To inform a browser that the Unicode UTF-8 is used, type:
<META HTTP-EQUIV="content-type" CONTENT="text/html;charset=UTF-8">
between <HEAD> and</HEAD> at the beginning of your file.
You should not use the PS = 0xE280A9 as a line break because most browsers do not support it.
More Unicode notes
The registered type for standard Unicode (UTF-16) text is 'utxt'
(used for file and clipboard), while plain 8-bit text uses 'TEXT'.
You may not be able to see the content of the clipboard or paste
it if the application you use does not support Unicode. Unicode
UTF-8 and UTF-7 remain 'TEXT'.
Each standard Unicode (UTF-16) text produced by Cyclone has a
byte-order mark (0xFEFF) at the beginning to ensure 100% portability.
Scripting
Beginning with version 1.1 “Cyclone” is scriptable via AppleScript. Please see
the sample scripts provided in “Scripting” folder. A document entitled
“Encodings Dictionary” contains predefined encoding names which can be used in scripts.
Available AppleScript commands:
convert <file_list> from <encoding> to <encoding>
convert clipboard from <encoding> to <encoding>
convert text <some_text> from <encoding> to <encoding>
Beginning with version 1.3 you may pass an Interent name for encoding.

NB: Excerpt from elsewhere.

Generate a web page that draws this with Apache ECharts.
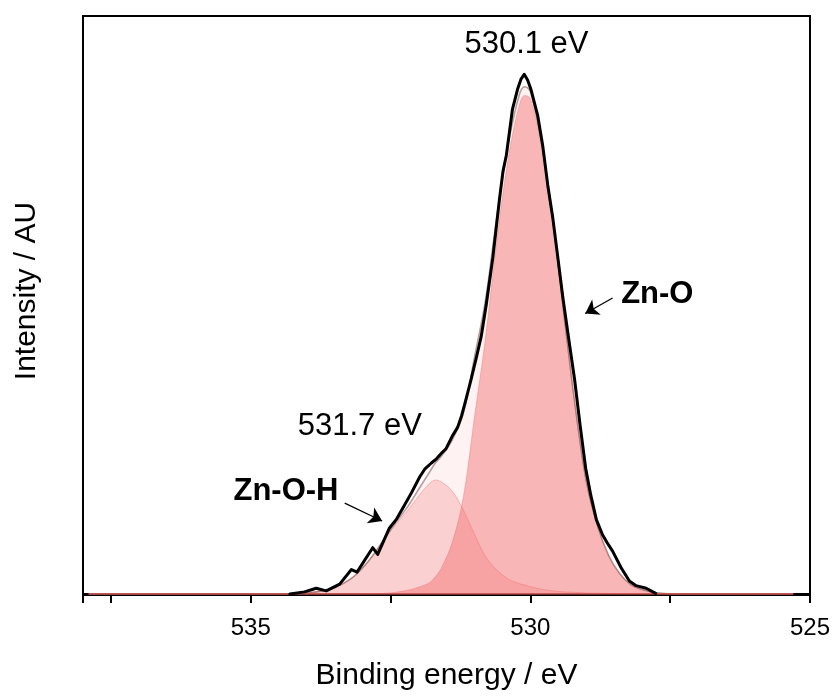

This option is available with any “convert” command: “convert”,
“convert text”, “convert clipboard”:
convert some_file from "ISO-8859-1" to "UTF-8"
Setting Options:
set option <an_option>
Cyclone 1.5 adds support for optional setting of line breaks in exported file.
This option is available with any “convert” command: “convert”,
“convert text”, “convert clipboard”:
The following sample demonstrates the syntax:
convert a_file from Mac_Roman to "UTF-8" with UnixLineBreaks
The available options are:
The future
Beginning with version 1.6 the sources are opened and developers are welcome to submit code additions.
Small print
The author gives no warranty for this software and takes no responsibility
for any damages that it may cause. If you cannot accept it, please
delete your copy.
All trademarks are properties of their owners.
* the quotation is from Peter Hammill (“Gaia”).